Job >>
Copy the data exactly; pictures stay out of the copy.

--- Start Data extract ---

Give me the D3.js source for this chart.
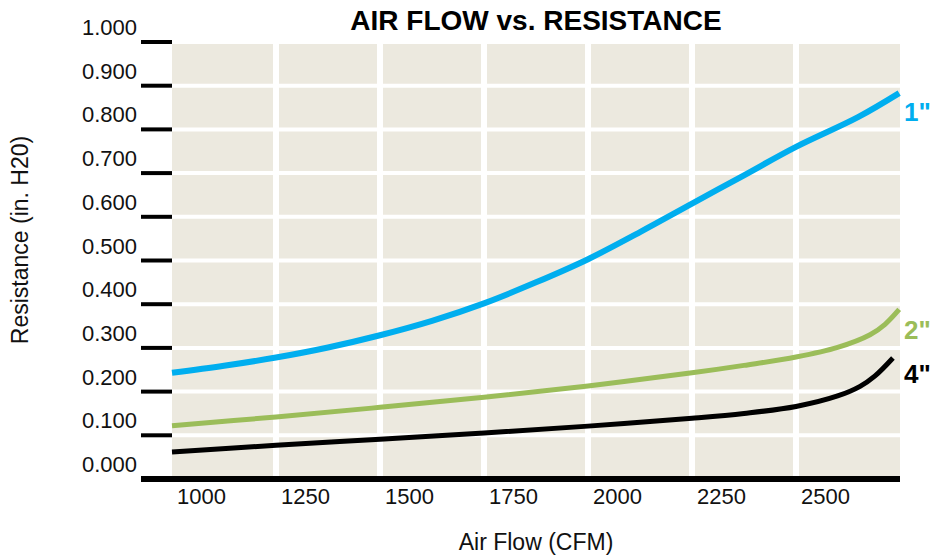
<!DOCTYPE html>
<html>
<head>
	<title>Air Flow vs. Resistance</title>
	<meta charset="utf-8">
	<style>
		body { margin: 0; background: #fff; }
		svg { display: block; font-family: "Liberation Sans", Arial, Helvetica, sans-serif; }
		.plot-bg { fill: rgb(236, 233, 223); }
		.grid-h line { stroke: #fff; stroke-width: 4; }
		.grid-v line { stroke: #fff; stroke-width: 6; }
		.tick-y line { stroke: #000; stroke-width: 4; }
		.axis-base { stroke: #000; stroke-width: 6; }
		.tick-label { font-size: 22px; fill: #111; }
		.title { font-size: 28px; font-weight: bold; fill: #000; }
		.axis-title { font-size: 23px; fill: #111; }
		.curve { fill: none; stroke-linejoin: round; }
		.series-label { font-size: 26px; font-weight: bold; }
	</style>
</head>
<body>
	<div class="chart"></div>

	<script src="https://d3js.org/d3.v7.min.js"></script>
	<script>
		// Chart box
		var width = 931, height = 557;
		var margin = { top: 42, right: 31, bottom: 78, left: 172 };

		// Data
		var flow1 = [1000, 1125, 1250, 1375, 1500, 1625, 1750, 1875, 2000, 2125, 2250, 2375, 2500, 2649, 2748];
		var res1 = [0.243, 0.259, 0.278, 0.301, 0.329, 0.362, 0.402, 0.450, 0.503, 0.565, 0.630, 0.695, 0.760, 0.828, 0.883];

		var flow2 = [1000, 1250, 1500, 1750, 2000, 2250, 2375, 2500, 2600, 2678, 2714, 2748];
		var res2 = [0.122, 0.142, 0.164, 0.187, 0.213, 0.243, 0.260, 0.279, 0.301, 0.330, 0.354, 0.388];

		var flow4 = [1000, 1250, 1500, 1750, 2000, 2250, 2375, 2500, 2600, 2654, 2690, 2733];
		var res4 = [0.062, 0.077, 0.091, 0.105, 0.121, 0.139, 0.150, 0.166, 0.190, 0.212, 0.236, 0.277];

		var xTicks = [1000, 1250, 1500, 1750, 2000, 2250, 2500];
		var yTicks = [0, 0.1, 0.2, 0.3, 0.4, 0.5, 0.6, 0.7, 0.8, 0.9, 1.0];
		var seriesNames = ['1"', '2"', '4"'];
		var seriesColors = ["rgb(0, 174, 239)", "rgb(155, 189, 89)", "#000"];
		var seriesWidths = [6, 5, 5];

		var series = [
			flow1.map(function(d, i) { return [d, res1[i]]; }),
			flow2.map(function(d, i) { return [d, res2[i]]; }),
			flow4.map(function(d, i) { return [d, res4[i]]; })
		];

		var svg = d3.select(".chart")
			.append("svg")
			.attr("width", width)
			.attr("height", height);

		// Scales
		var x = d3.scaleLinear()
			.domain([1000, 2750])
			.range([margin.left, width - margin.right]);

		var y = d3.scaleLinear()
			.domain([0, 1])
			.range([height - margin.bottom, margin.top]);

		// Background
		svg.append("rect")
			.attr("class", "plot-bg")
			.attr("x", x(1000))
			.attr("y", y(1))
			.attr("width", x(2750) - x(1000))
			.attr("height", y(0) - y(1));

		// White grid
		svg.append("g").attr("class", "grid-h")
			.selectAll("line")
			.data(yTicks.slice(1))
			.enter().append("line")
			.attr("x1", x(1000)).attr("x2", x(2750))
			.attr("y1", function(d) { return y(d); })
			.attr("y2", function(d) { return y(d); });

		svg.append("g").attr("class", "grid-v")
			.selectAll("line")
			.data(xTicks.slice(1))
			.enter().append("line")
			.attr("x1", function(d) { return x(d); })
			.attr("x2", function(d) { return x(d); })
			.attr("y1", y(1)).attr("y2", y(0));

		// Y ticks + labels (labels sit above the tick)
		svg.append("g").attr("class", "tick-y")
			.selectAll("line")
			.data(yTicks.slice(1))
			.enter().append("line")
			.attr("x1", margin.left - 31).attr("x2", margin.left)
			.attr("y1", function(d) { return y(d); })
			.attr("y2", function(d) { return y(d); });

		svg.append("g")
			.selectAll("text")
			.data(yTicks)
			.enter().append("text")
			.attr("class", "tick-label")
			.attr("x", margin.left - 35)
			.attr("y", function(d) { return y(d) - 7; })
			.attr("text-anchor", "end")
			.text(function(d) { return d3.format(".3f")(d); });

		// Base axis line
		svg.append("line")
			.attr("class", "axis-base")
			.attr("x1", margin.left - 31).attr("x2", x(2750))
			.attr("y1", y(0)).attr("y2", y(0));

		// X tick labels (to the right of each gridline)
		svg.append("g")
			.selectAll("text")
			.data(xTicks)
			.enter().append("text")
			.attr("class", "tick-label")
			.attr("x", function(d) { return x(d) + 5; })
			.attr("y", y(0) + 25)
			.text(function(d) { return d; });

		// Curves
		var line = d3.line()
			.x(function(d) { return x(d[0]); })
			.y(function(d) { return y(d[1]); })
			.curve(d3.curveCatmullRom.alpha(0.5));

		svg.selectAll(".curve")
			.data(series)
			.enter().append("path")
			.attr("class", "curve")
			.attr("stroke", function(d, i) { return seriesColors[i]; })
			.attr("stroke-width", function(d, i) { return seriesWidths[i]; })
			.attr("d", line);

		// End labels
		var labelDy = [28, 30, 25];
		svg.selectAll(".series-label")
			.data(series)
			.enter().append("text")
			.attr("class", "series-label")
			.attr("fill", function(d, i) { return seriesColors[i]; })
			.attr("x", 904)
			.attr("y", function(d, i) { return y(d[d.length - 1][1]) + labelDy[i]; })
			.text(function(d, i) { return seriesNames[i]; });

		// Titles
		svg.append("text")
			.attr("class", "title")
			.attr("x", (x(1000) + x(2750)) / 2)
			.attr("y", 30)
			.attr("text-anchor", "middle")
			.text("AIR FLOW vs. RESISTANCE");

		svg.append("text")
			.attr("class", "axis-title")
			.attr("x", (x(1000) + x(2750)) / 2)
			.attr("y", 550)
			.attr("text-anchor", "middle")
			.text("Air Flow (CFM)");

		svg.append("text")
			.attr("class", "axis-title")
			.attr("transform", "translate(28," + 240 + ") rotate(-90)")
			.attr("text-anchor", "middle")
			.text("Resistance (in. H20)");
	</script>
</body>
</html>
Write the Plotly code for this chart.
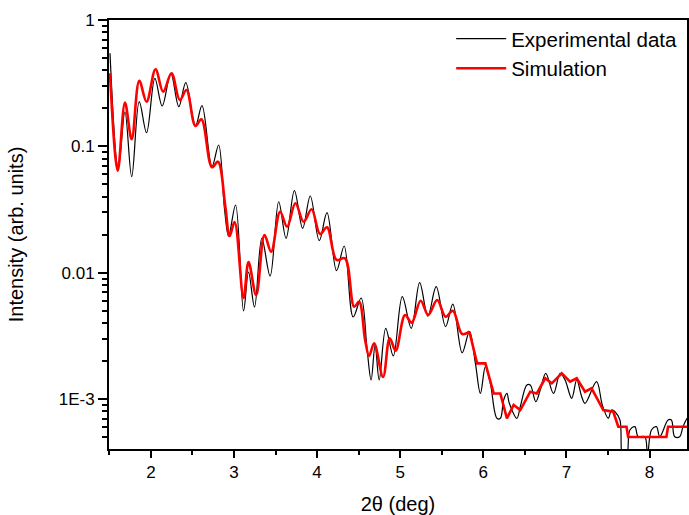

--- End Data extract ---

Task output >>
Give me the D3.js source for this chart.
<!DOCTYPE html>
<html>
<head>
	<title>Air Flow vs. Resistance</title>
	<meta charset="utf-8">
	<style>
		body { margin: 0; background: #fff; }
		svg { display: block; font-family: "Liberation Sans", Arial, Helvetica, sans-serif; }
		.plot-bg { fill: rgb(236, 233, 223); }
		.grid-h line { stroke: #fff; stroke-width: 4; }
		.grid-v line { stroke: #fff; stroke-width: 6; }
		.tick-y line { stroke: #000; stroke-width: 4; }
		.axis-base { stroke: #000; stroke-width: 6; }
		.tick-label { font-size: 22px; fill: #111; }
		.title { font-size: 28px; font-weight: bold; fill: #000; }
		.axis-title { font-size: 23px; fill: #111; }
		.curve { fill: none; stroke-linejoin: round; }
		.series-label { font-size: 26px; font-weight: bold; }
	</style>
</head>
<body>
	<div class="chart"></div>

	<script src="https://d3js.org/d3.v7.min.js"></script>
	<script>
		// Chart box
		var width = 931, height = 557;
		var margin = { top: 42, right: 31, bottom: 78, left: 172 };

		// Data
		var flow1 = [1000, 1125, 1250, 1375, 1500, 1625, 1750, 1875, 2000, 2125, 2250, 2375, 2500, 2649, 2748];
		var res1 = [0.243, 0.259, 0.278, 0.301, 0.329, 0.362, 0.402, 0.450, 0.503, 0.565, 0.630, 0.695, 0.760, 0.828, 0.883];

		var flow2 = [1000, 1250, 1500, 1750, 2000, 2250, 2375, 2500, 2600, 2678, 2714, 2748];
		var res2 = [0.122, 0.142, 0.164, 0.187, 0.213, 0.243, 0.260, 0.279, 0.301, 0.330, 0.354, 0.388];

		var flow4 = [1000, 1250, 1500, 1750, 2000, 2250, 2375, 2500, 2600, 2654, 2690, 2733];
		var res4 = [0.062, 0.077, 0.091, 0.105, 0.121, 0.139, 0.150, 0.166, 0.190, 0.212, 0.236, 0.277];

		var xTicks = [1000, 1250, 1500, 1750, 2000, 2250, 2500];
		var yTicks = [0, 0.1, 0.2, 0.3, 0.4, 0.5, 0.6, 0.7, 0.8, 0.9, 1.0];
		var seriesNames = ['1"', '2"', '4"'];
		var seriesColors = ["rgb(0, 174, 239)", "rgb(155, 189, 89)", "#000"];
		var seriesWidths = [6, 5, 5];

		var series = [
			flow1.map(function(d, i) { return [d, res1[i]]; }),
			flow2.map(function(d, i) { return [d, res2[i]]; }),
			flow4.map(function(d, i) { return [d, res4[i]]; })
		];

		var svg = d3.select(".chart")
			.append("svg")
			.attr("width", width)
			.attr("height", height);

		// Scales
		var x = d3.scaleLinear()
			.domain([1000, 2750])
			.range([margin.left, width - margin.right]);

		var y = d3.scaleLinear()
			.domain([0, 1])
			.range([height - margin.bottom, margin.top]);

		// Background
		svg.append("rect")
			.attr("class", "plot-bg")
			.attr("x", x(1000))
			.attr("y", y(1))
			.attr("width", x(2750) - x(1000))
			.attr("height", y(0) - y(1));

		// White grid
		svg.append("g").attr("class", "grid-h")
			.selectAll("line")
			.data(yTicks.slice(1))
			.enter().append("line")
			.attr("x1", x(1000)).attr("x2", x(2750))
			.attr("y1", function(d) { return y(d); })
			.attr("y2", function(d) { return y(d); });

		svg.append("g").attr("class", "grid-v")
			.selectAll("line")
			.data(xTicks.slice(1))
			.enter().append("line")
			.attr("x1", function(d) { return x(d); })
			.attr("x2", function(d) { return x(d); })
			.attr("y1", y(1)).attr("y2", y(0));

		// Y ticks + labels (labels sit above the tick)
		svg.append("g").attr("class", "tick-y")
			.selectAll("line")
			.data(yTicks.slice(1))
			.enter().append("line")
			.attr("x1", margin.left - 31).attr("x2", margin.left)
			.attr("y1", function(d) { return y(d); })
			.attr("y2", function(d) { return y(d); });

		svg.append("g")
			.selectAll("text")
			.data(yTicks)
			.enter().append("text")
			.attr("class", "tick-label")
			.attr("x", margin.left - 35)
			.attr("y", function(d) { return y(d) - 7; })
			.attr("text-anchor", "end")
			.text(function(d) { return d3.format(".3f")(d); });

		// Base axis line
		svg.append("line")
			.attr("class", "axis-base")
			.attr("x1", margin.left - 31).attr("x2", x(2750))
			.attr("y1", y(0)).attr("y2", y(0));

		// X tick labels (to the right of each gridline)
		svg.append("g")
			.selectAll("text")
			.data(xTicks)
			.enter().append("text")
			.attr("class", "tick-label")
			.attr("x", function(d) { return x(d) + 5; })
			.attr("y", y(0) + 25)
			.text(function(d) { return d; });

		// Curves
		var line = d3.line()
			.x(function(d) { return x(d[0]); })
			.y(function(d) { return y(d[1]); })
			.curve(d3.curveCatmullRom.alpha(0.5));

		svg.selectAll(".curve")
			.data(series)
			.enter().append("path")
			.attr("class", "curve")
			.attr("stroke", function(d, i) { return seriesColors[i]; })
			.attr("stroke-width", function(d, i) { return seriesWidths[i]; })
			.attr("d", line);

		// End labels
		var labelDy = [28, 30, 25];
		svg.selectAll(".series-label")
			.data(series)
			.enter().append("text")
			.attr("class", "series-label")
			.attr("fill", function(d, i) { return seriesColors[i]; })
			.attr("x", 904)
			.attr("y", function(d, i) { return y(d[d.length - 1][1]) + labelDy[i]; })
			.text(function(d, i) { return seriesNames[i]; });

		// Titles
		svg.append("text")
			.attr("class", "title")
			.attr("x", (x(1000) + x(2750)) / 2)
			.attr("y", 30)
			.attr("text-anchor", "middle")
			.text("AIR FLOW vs. RESISTANCE");

		svg.append("text")
			.attr("class", "axis-title")
			.attr("x", (x(1000) + x(2750)) / 2)
			.attr("y", 550)
			.attr("text-anchor", "middle")
			.text("Air Flow (CFM)");

		svg.append("text")
			.attr("class", "axis-title")
			.attr("transform", "translate(28," + 240 + ") rotate(-90)")
			.attr("text-anchor", "middle")
			.text("Resistance (in. H20)");
	</script>
</body>
</html>
Write the Plotly code for this chart.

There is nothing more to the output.